*To be done*.
Copy out the listing in full, exactly as written, but not its pictures.

◇ ◇ ◇

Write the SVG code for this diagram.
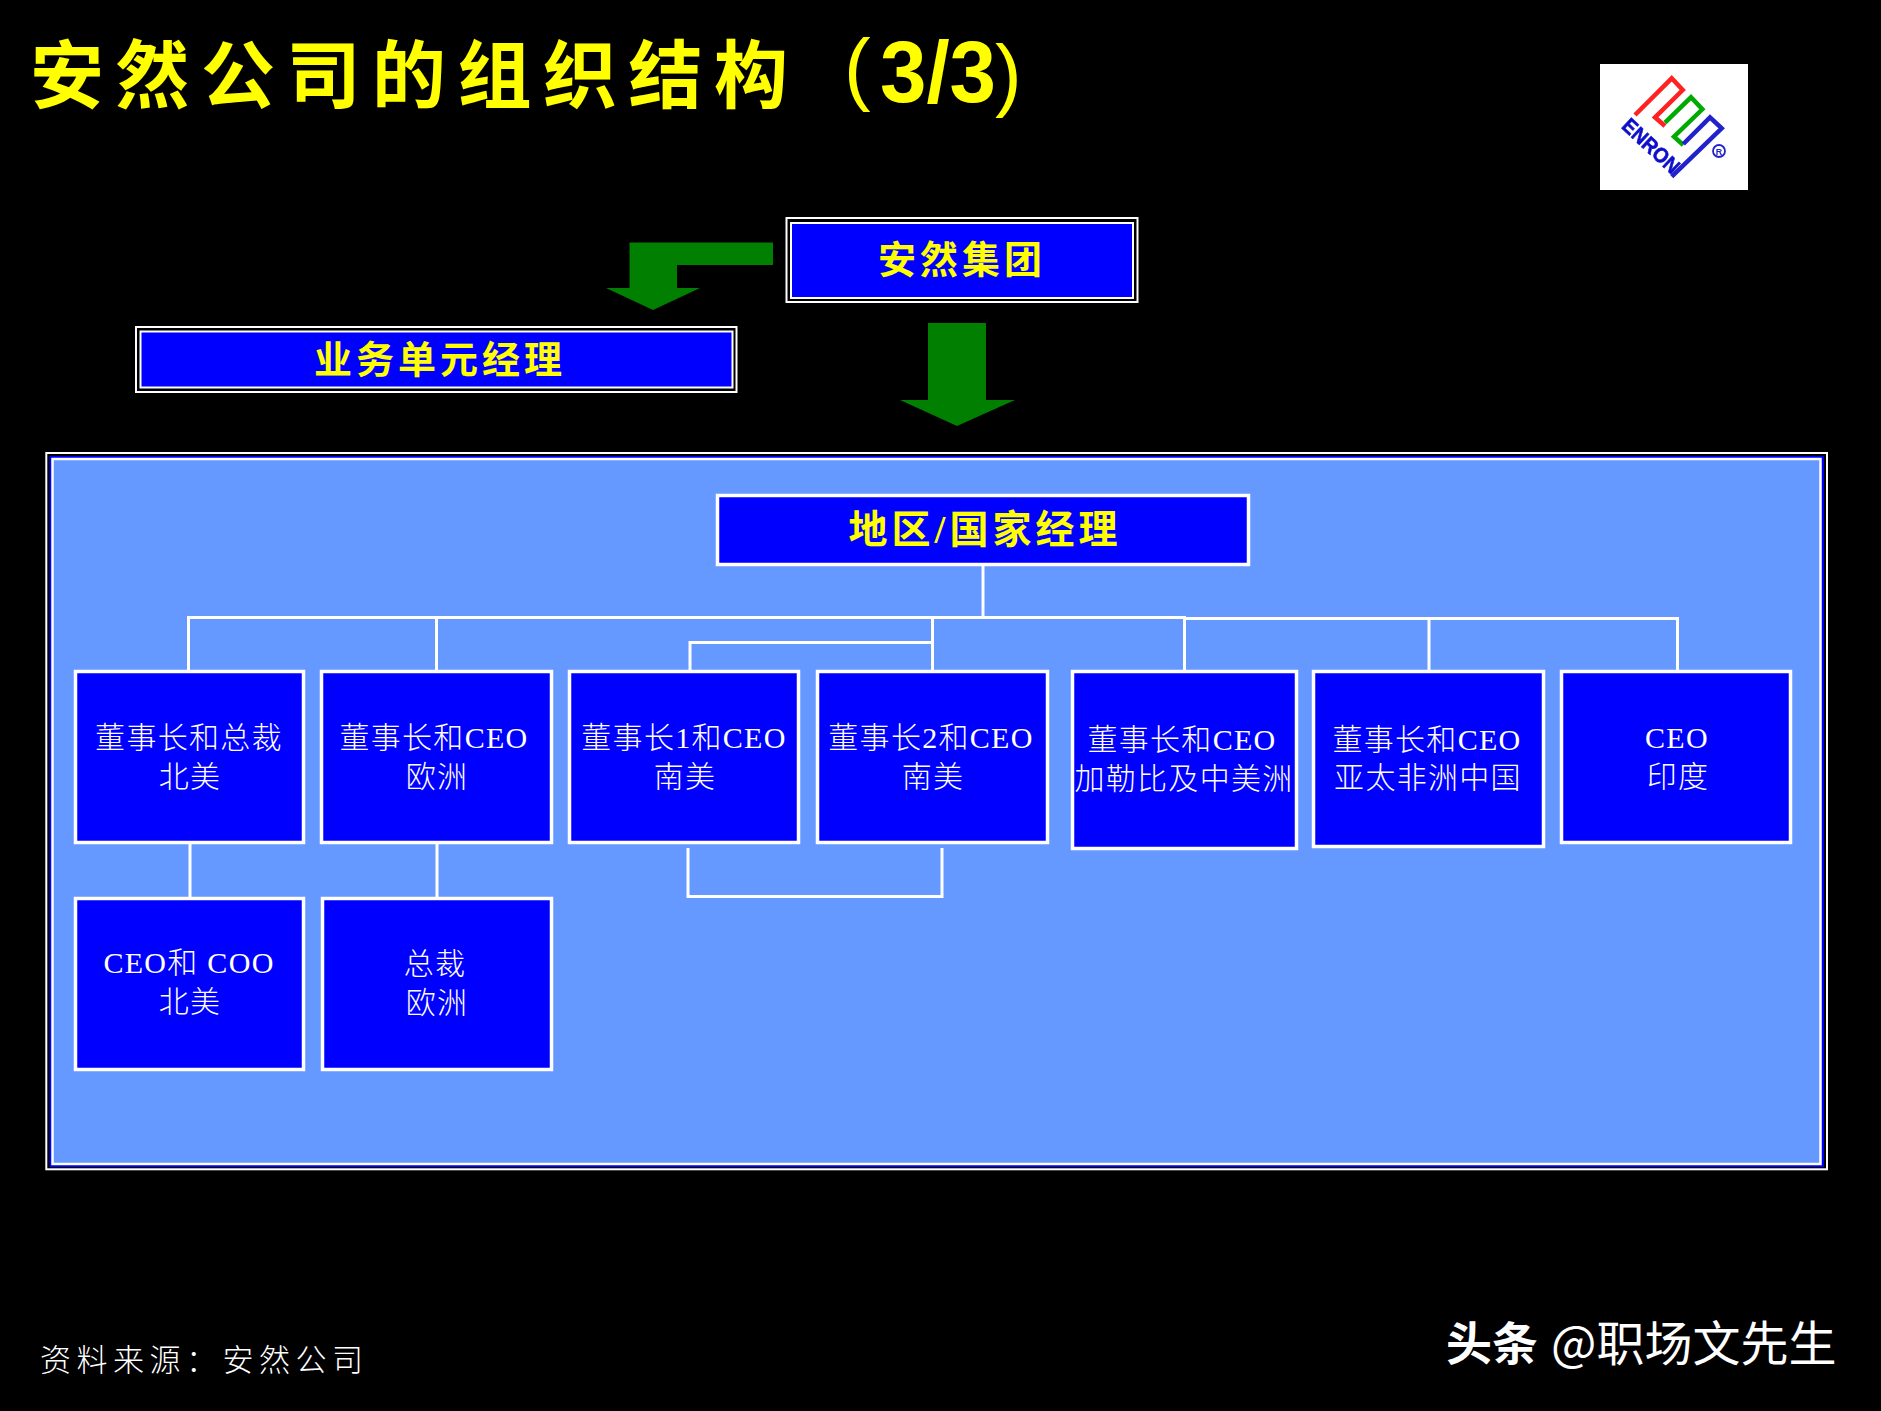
<svg xmlns="http://www.w3.org/2000/svg" width="1881" height="1411" viewBox="0 0 1881 1411">
<style>
text{font-family:"Liberation Serif","Noto Sans CJK SC",sans-serif;text-anchor:middle}
.frame{fill:none;stroke:#fff;stroke-width:2}
.hbox{fill:#00f;stroke:#fff;stroke-width:2}
.box{fill:#00f;stroke:#fff;stroke-width:3.5}
.lbl{fill:#fff;font-size:30px;letter-spacing:1.3px;font-weight:300}
.head{fill:#ff0;font-size:38px;font-weight:700;letter-spacing:4px}
.arrow{fill:#007f00}
.conn{fill:none;stroke:#fff;stroke-width:3}
.sans{font-family:"Liberation Sans",sans-serif}
</style>
<defs><filter id="soft" x="-5%" y="-5%" width="110%" height="110%"><feGaussianBlur stdDeviation="0.6"/></filter></defs>
<rect width="1881" height="1411" fill="#000"/>
<text id="title" x="30" y="102" fill="#ff0" font-size="74" font-weight="700" letter-spacing="11.500" style="text-anchor:start;font-family:'Noto Sans CJK SC',sans-serif">安然公司的组织结构<tspan class="sans" x="844" y="95" font-size="80" font-weight="400" letter-spacing="0">(</tspan><tspan class="sans" x="880" y="102" font-size="88" letter-spacing="0" textLength="116" lengthAdjust="spacingAndGlyphs">3/3</tspan><tspan class="sans" x="995" y="101" font-size="80" font-weight="400" letter-spacing="0">)</tspan></text>
<g id="logo">
<rect x="1600" y="64" width="148" height="126" fill="#fff"/>
<g filter="url(#soft)">
<polyline points="1635,115 1671.7,78.3 1682.7,90 1655,117.3 1665,126" fill="none" stroke="#f22" stroke-width="4.500"/>
<polyline points="1665,122.7 1691,97.3 1702.3,109.3 1674,136.7 1683.3,145" fill="none" stroke="#0a0" stroke-width="4.500"/>
<polyline points="1683.3,144 1710,117.3 1721.700,128.300 1671.7,176.7" fill="none" stroke="#22c" stroke-width="4.500"/>
<text class="sans" transform="translate(1646.200,151.200) rotate(43)" fill="#11c" stroke="#11c" stroke-width="0.600" font-size="21" font-weight="700" textLength="70" lengthAdjust="spacingAndGlyphs">ENRON</text>
<circle cx="1719" cy="151" r="6" fill="none" stroke="#22c" stroke-width="1.800"/>
<text class="sans" x="1719" y="154.500" fill="#22c" font-size="9" font-weight="700">R</text>
</g>
</g>
<g id="arrows">
<path class="arrow" d="M773,242.500V265H677V288H700L653,310L606,288H629.500V242.500Z"/>
<path class="arrow" d="M928,323H986V400H1015L957,426L900,400H928Z"/>
</g>
<g id="node-group">
<rect class="frame" x="786.500" y="218" width="351" height="84"/>
<rect class="hbox" x="791" y="223" width="342" height="75"/>
<text class="head" x="962" y="273">安然集团</text>
</g>
<g id="node-bu">
<rect class="frame" x="136" y="327" width="600.500" height="65"/>
<rect class="hbox" x="140.500" y="331.500" width="592" height="56"/>
<text class="head" x="440" y="373">业务单元经理</text>
</g>
<g id="panel">
<rect class="frame" x="46.300" y="453" width="1780.700" height="716.300"/>
<rect x="49.500" y="456" width="1774.500" height="711" fill="#00f"/>
<rect x="52.500" y="459" width="1768" height="705" fill="#69f" stroke="#fff" stroke-width="2.500"/>
</g>
<g id="connectors" class="conn">
<path d="M983,566V617M188.500,670V617.500H1184.500V670M1186,618.500H1677.500V670M436.500,617.500V670M932.500,618V670M690,670V642.500H932M1429,618.500V670M190,844V897M437,844V897M688,848V896.500H942V848"/>
</g>
<g id="node-region">
<rect class="box" x="717.500" y="495.500" width="531" height="69" stroke-width="3"/>
<text class="head" x="985" y="543" style="font-size:39px">地区/国家经理</text>
</g>
<g id="node-a"><rect class="box" x="75.500" y="671.500" width="228" height="171"/><text class="lbl" x="189" y="748">董事长和总裁</text><text class="lbl" x="190" y="787">北美</text></g>
<g id="node-b"><rect class="box" x="321.500" y="671.500" width="230" height="171"/><text class="lbl" x="434" y="748">董事长和CEO</text><text class="lbl" x="437" y="787">欧洲</text></g>
<g id="node-c"><rect class="box" x="569.500" y="671.500" width="229" height="171"/><text class="lbl" x="684" y="748">董事长1和CEO</text><text class="lbl" x="685" y="787">南美</text></g>
<g id="node-d"><rect class="box" x="817.500" y="671.500" width="230" height="171"/><text class="lbl" x="931" y="748">董事长2和CEO</text><text class="lbl" x="933" y="787">南美</text></g>
<g id="node-e"><rect class="box" x="1072.500" y="671.500" width="224" height="177"/><text class="lbl" x="1182" y="750">董事长和CEO</text><text class="lbl" x="1184" y="789">加勒比及中美洲</text></g>
<g id="node-f"><rect class="box" x="1313.500" y="671.500" width="230" height="175"/><text class="lbl" x="1427" y="750">董事长和CEO</text><text class="lbl" x="1428" y="788">亚太非洲中国</text></g>
<g id="node-g"><rect class="box" x="1561.500" y="671.500" width="229" height="171"/><text class="lbl" x="1677" y="748">CEO</text><text class="lbl" x="1678" y="787">印度</text></g>
<g id="node-a2"><rect class="box" x="75.500" y="898.500" width="228" height="171"/><text class="lbl" x="189" y="973">CEO和 COO</text><text class="lbl" x="190" y="1012">北美</text></g>
<g id="node-b2"><rect class="box" x="322.500" y="898.500" width="229" height="171"/><text class="lbl" x="435" y="974">总裁</text><text class="lbl" x="437" y="1013">欧洲</text></g>
<text id="source" x="40" y="1371" fill="#fff" font-size="31" letter-spacing="5.500" font-weight="300" style="text-anchor:start">资料来源：安然公司</text>
<g id="watermark" fill="#fff">
<text x="1492" y="1360" font-size="46" font-weight="700" style="font-family:'Noto Sans CJK SC',sans-serif">头条</text>
<text x="1551" y="1361" font-size="48" style="text-anchor:start;font-family:'Noto Sans CJK SC',sans-serif">@职场文先生</text>
</g>
</svg>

◇ ◇ ◇

*Solution to this exercise*.
Write the SVG code for this diagram.
<svg xmlns="http://www.w3.org/2000/svg" width="1881" height="1411" viewBox="0 0 1881 1411">
<style>
text{font-family:"Liberation Serif","Noto Sans CJK SC",sans-serif;text-anchor:middle}
.frame{fill:none;stroke:#fff;stroke-width:2}
.hbox{fill:#00f;stroke:#fff;stroke-width:2}
.box{fill:#00f;stroke:#fff;stroke-width:3.5}
.lbl{fill:#fff;font-size:30px;letter-spacing:1.3px;font-weight:300}
.head{fill:#ff0;font-size:38px;font-weight:700;letter-spacing:4px}
.arrow{fill:#007f00}
.conn{fill:none;stroke:#fff;stroke-width:3}
.sans{font-family:"Liberation Sans",sans-serif}
</style>
<defs><filter id="soft" x="-5%" y="-5%" width="110%" height="110%"><feGaussianBlur stdDeviation="0.6"/></filter></defs>
<rect width="1881" height="1411" fill="#000"/>
<text id="title" x="30" y="102" fill="#ff0" font-size="74" font-weight="700" letter-spacing="11.500" style="text-anchor:start;font-family:'Noto Sans CJK SC',sans-serif">安然公司的组织结构<tspan class="sans" x="844" y="95" font-size="80" font-weight="400" letter-spacing="0">(</tspan><tspan class="sans" x="880" y="102" font-size="88" letter-spacing="0" textLength="116" lengthAdjust="spacingAndGlyphs">3/3</tspan><tspan class="sans" x="995" y="101" font-size="80" font-weight="400" letter-spacing="0">)</tspan></text>
<g id="logo">
<rect x="1600" y="64" width="148" height="126" fill="#fff"/>
<g filter="url(#soft)">
<polyline points="1635,115 1671.7,78.3 1682.7,90 1655,117.3 1665,126" fill="none" stroke="#f22" stroke-width="4.500"/>
<polyline points="1665,122.7 1691,97.3 1702.3,109.3 1674,136.7 1683.3,145" fill="none" stroke="#0a0" stroke-width="4.500"/>
<polyline points="1683.3,144 1710,117.3 1721.700,128.300 1671.7,176.7" fill="none" stroke="#22c" stroke-width="4.500"/>
<text class="sans" transform="translate(1646.200,151.200) rotate(43)" fill="#11c" stroke="#11c" stroke-width="0.600" font-size="21" font-weight="700" textLength="70" lengthAdjust="spacingAndGlyphs">ENRON</text>
<circle cx="1719" cy="151" r="6" fill="none" stroke="#22c" stroke-width="1.800"/>
<text class="sans" x="1719" y="154.500" fill="#22c" font-size="9" font-weight="700">R</text>
</g>
</g>
<g id="arrows">
<path class="arrow" d="M773,242.500V265H677V288H700L653,310L606,288H629.500V242.500Z"/>
<path class="arrow" d="M928,323H986V400H1015L957,426L900,400H928Z"/>
</g>
<g id="node-group">
<rect class="frame" x="786.500" y="218" width="351" height="84"/>
<rect class="hbox" x="791" y="223" width="342" height="75"/>
<text class="head" x="962" y="273">安然集团</text>
</g>
<g id="node-bu">
<rect class="frame" x="136" y="327" width="600.500" height="65"/>
<rect class="hbox" x="140.500" y="331.500" width="592" height="56"/>
<text class="head" x="440" y="373">业务单元经理</text>
</g>
<g id="panel">
<rect class="frame" x="46.300" y="453" width="1780.700" height="716.300"/>
<rect x="49.500" y="456" width="1774.500" height="711" fill="#00f"/>
<rect x="52.500" y="459" width="1768" height="705" fill="#69f" stroke="#fff" stroke-width="2.500"/>
</g>
<g id="connectors" class="conn">
<path d="M983,566V617M188.500,670V617.500H1184.500V670M1186,618.500H1677.500V670M436.500,617.500V670M932.500,618V670M690,670V642.500H932M1429,618.500V670M190,844V897M437,844V897M688,848V896.500H942V848"/>
</g>
<g id="node-region">
<rect class="box" x="717.500" y="495.500" width="531" height="69" stroke-width="3"/>
<text class="head" x="985" y="543" style="font-size:39px">地区/国家经理</text>
</g>
<g id="node-a"><rect class="box" x="75.500" y="671.500" width="228" height="171"/><text class="lbl" x="189" y="748">董事长和总裁</text><text class="lbl" x="190" y="787">北美</text></g>
<g id="node-b"><rect class="box" x="321.500" y="671.500" width="230" height="171"/><text class="lbl" x="434" y="748">董事长和CEO</text><text class="lbl" x="437" y="787">欧洲</text></g>
<g id="node-c"><rect class="box" x="569.500" y="671.500" width="229" height="171"/><text class="lbl" x="684" y="748">董事长1和CEO</text><text class="lbl" x="685" y="787">南美</text></g>
<g id="node-d"><rect class="box" x="817.500" y="671.500" width="230" height="171"/><text class="lbl" x="931" y="748">董事长2和CEO</text><text class="lbl" x="933" y="787">南美</text></g>
<g id="node-e"><rect class="box" x="1072.500" y="671.500" width="224" height="177"/><text class="lbl" x="1182" y="750">董事长和CEO</text><text class="lbl" x="1184" y="789">加勒比及中美洲</text></g>
<g id="node-f"><rect class="box" x="1313.500" y="671.500" width="230" height="175"/><text class="lbl" x="1427" y="750">董事长和CEO</text><text class="lbl" x="1428" y="788">亚太非洲中国</text></g>
<g id="node-g"><rect class="box" x="1561.500" y="671.500" width="229" height="171"/><text class="lbl" x="1677" y="748">CEO</text><text class="lbl" x="1678" y="787">印度</text></g>
<g id="node-a2"><rect class="box" x="75.500" y="898.500" width="228" height="171"/><text class="lbl" x="189" y="973">CEO和 COO</text><text class="lbl" x="190" y="1012">北美</text></g>
<g id="node-b2"><rect class="box" x="322.500" y="898.500" width="229" height="171"/><text class="lbl" x="435" y="974">总裁</text><text class="lbl" x="437" y="1013">欧洲</text></g>
<text id="source" x="40" y="1371" fill="#fff" font-size="31" letter-spacing="5.500" font-weight="300" style="text-anchor:start">资料来源：安然公司</text>
<g id="watermark" fill="#fff">
<text x="1492" y="1360" font-size="46" font-weight="700" style="font-family:'Noto Sans CJK SC',sans-serif">头条</text>
<text x="1551" y="1361" font-size="48" style="text-anchor:start;font-family:'Noto Sans CJK SC',sans-serif">@职场文先生</text>
</g>
</svg>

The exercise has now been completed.